WIP. Proof of concept for GPU accelerated genArea

[hukumka]

Hello, and thanks for this awesome library.

This PR is a step toward #18 and implements generation of areas using opencl.

Lacking features

• Layers past L_SHORE_16
• Version support

Performance

Then generating 64 seeds per routine, I observed x30 speedup.
Then generating 1 seed per routine, speedup is only x5.

Terribly sorry for dumping such a large chunk of code in a single PR, but I needed to see if
my approach for avoiding recomputing same layer multiple times works before I submitted this.

[Cubitect]

Thanks for the interest, I was always a little sceptical about performance with a GPU. Generating giant areas in one go might work reasonably well on a GPU, but the code is highly reliant on branching, which is like poison to a GPU and to SSE instructions. Also I find myself needing small areas much more often than large ones, which make this problem much worse. So I always leaned towards distributing workload on CPU cores instead. That said I'm quite interested to see what the performance would actually be using a GPU in different scenarios.

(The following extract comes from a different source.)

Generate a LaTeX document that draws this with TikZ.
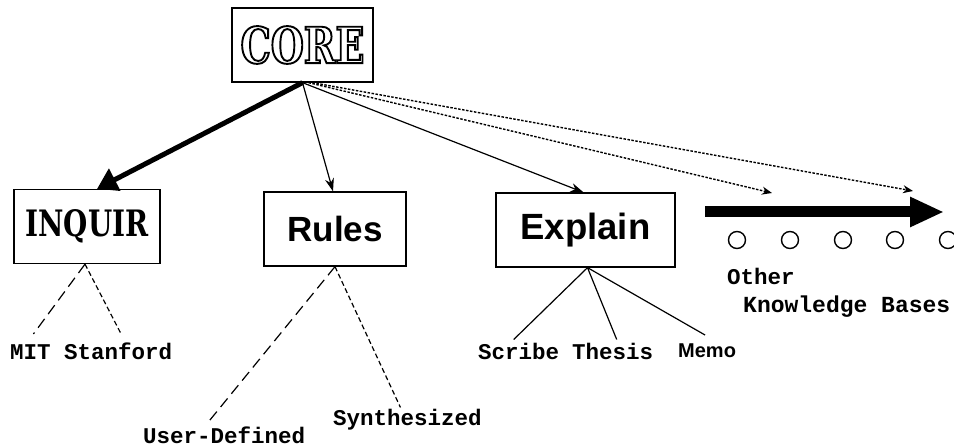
\documentclass[tikz,border=0pt]{standalone}
\usepackage{fontspec}
\usepackage{graphicx}
\usetikzlibrary{arrows.meta}
\newfontfamily\clarfont{DejaVu Serif}
\newfontfamily\corefont{DejaVu Serif Bold}[FakeStretch=0.76]
\newfontfamily\hsans{Liberation Sans}
\newfontfamily\lblfont{Liberation Mono}
\newcommand{\outlinetext}[1]{\special{pdf:literal direct 1 Tr 1.9 w}#1\special{pdf:literal direct 0 Tr}}
\tikzset{
  box/.style={draw, line width=1.3pt, inner sep=0pt, minimum height=74pt},
  lbl/.style={font=\lblfont\bfseries\fontsize{22.5}{22.5}\selectfont, inner sep=0pt, anchor=base west},
  longdash/.style={line width=1.2pt, dash pattern=on 11pt off 6pt},
  shortdash/.style={line width=1.2pt, dash pattern=on 5pt off 3pt},
  thinarrow/.style={line width=1.2pt, -{Stealth[length=13pt,width=9pt]}},
  fatarrow/.style={line width=5pt, -{Triangle[length=20pt,width=24pt]}},
  dotarrow/.style={line width=1.4pt, dash pattern=on 2.5pt off 1.5pt, -{Stealth[length=10pt,width=8pt]}},
  kbarrow/.style={line width=11pt, -{Triangle[length=34pt,width=28pt]}},
  kbcircle/.style={draw, circle, line width=1.4pt, minimum size=17pt, inner sep=0pt},
  subline/.style={line width=1.2pt}
}
\begin{document}
\begin{tikzpicture}[x=1pt,y=-1pt]
\useasboundingbox[fill=white] (0,0) rectangle (954,446);
% boxes
\node[box, minimum width=141pt] (core) at (302.5,45)
  {\corefont\fontsize{50}{50}\selectfont\outlinetext{CORE}};
\node[box, minimum width=146pt] (inq) at (87,226.5)
  {\resizebox{123pt}{27pt}{\clarfont\bfseries\fontsize{37}{37}\selectfont INQUIR}};
\node[box, minimum width=142pt] (rules) at (335,229)
  {\hsans\bfseries\fontsize{35}{35}\selectfont Rules};
\node[box, minimum width=179pt] (explain) at (585.5,230)
  {\hsans\bfseries\fontsize{36.5}{36.5}\selectfont Explain};
% labels
\node[lbl] (mit) at (10,360) {MIT};
\node[lbl] (stan) at (64,360) {Stanford};
\node[lbl] (user) at (143,443) {User-Defined};
\node[lbl] (synth) at (333,426) {Synthesized};
\node[lbl] (scribe) at (478,360) {Scribe};
\node[lbl] (thesis) at (572,360) {Thesis};
\node[inner sep=0pt, anchor=base west, font=\hsans\bfseries\fontsize{20}{20}\selectfont] (memo) at (678,358) {Memo};
\node[lbl] (other) at (727,285) {Other};
\node[lbl, font=\lblfont\bfseries\fontsize{23}{23}\selectfont] (kb) at (743,313) {Knowledge Bases};
% circles
\foreach \i/\x in {1/737,2/790,3/843,4/895,5/948}
  \node[kbcircle] (c\i) at (\x,240) {};
% arrows from CORE
\draw[fatarrow] (core.south) -- ([xshift=10pt]inq.north);
\draw[thinarrow] (core.south) -- ([xshift=-2pt]rules.north);
\draw[thinarrow] (core.south) -- ([xshift=-2pt]explain.north);
\coordinate (kb1) at (772,193);
\coordinate (kb2) at (913,191);
\draw[dotarrow] ([xshift=6pt]core.south) -- (kb1);
\draw[dotarrow] ([xshift=10pt]core.south) -- (kb2);
\coordinate (kbs) at (705,212);
\coordinate (kbe) at (944,212);
\draw[kbarrow] (kbs) -- (kbe);
% sub-trees
\draw[longdash] ([xshift=-2pt]inq.south) -- ([shift={(3pt,11pt)}]mit.north);
\draw[shortdash] ([xshift=-2pt]inq.south) -- ([shift={(3pt,9pt)}]stan.north);
\draw[longdash] (rules.south) -- ([shift={(-16pt,4pt)}]user.north);
\draw[shortdash] (rules.south) -- ([shift={(-7pt,2pt)}]synth.north);
\draw[subline] ([xshift=2pt]explain.south) -- ([shift={(-5pt,4pt)}]scribe.north);
\draw[subline] ([xshift=2pt]explain.south) -- ([shift={(4pt,4pt)}]thesis.north);
\draw[subline] ([xshift=2pt]explain.south) -- ([shift={(-2pt,9pt)}]memo.north);
\end{tikzpicture}
\end{document}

While checking out the your branch I found a bug in the cubiomes library that caused allocCache to allocate too little memory, when the entry point was one of the first few layers. That should be fixed now.

I found a couple of issues with the draft. I think at ocl_test.c:47 it should be bufferA[i + j*W] without the + s*W*H, and it does not seem to work for area sizes below 32x32.

[Badel2]

I did a few experiments one day trying to remove this branches, which are from select_mode_or_random. This is the alternative that worked better to me, why is about 25% faster that the "if cascade" on my CPU. I hope that the difference is bigger on a GPU but can't try that myself:

https://github.com/Badel2/slime_seed_finder/blob/9334b161bd4b7b7b8d7251e48623d5803707921c/benches/select_mode_or_random.rs#L118

Suggested change

	if (v10 == v01 && v01 == v11) v = v10;
	int cv00 = (v00 == v10) + (v00 == v01) + (v00 == v11);
	int cv10 = (v10 == v01) + (v10 == v11);
	int cv01 = v01 == v11;
	if cv00 > cv10 && cv00 > cv01 {
	v = v00;
	} else if cv10 > cv00 {
	v = v10;
	} else if cv01 > cv00 {
	v = v01;
	} else {
	// v = random
	}

[Cubitect]

This looks great! I see you did a lot of testing and the assembly does look significantly better, if only for the CPU. I did some rudimentary testing with CUDA C, and I was surprised that the improvement was only minor for a GPU. After some digging I found that the nvcc compiler manages to reduce the branching for this part of the device code quite well on its own (at least better than gcc).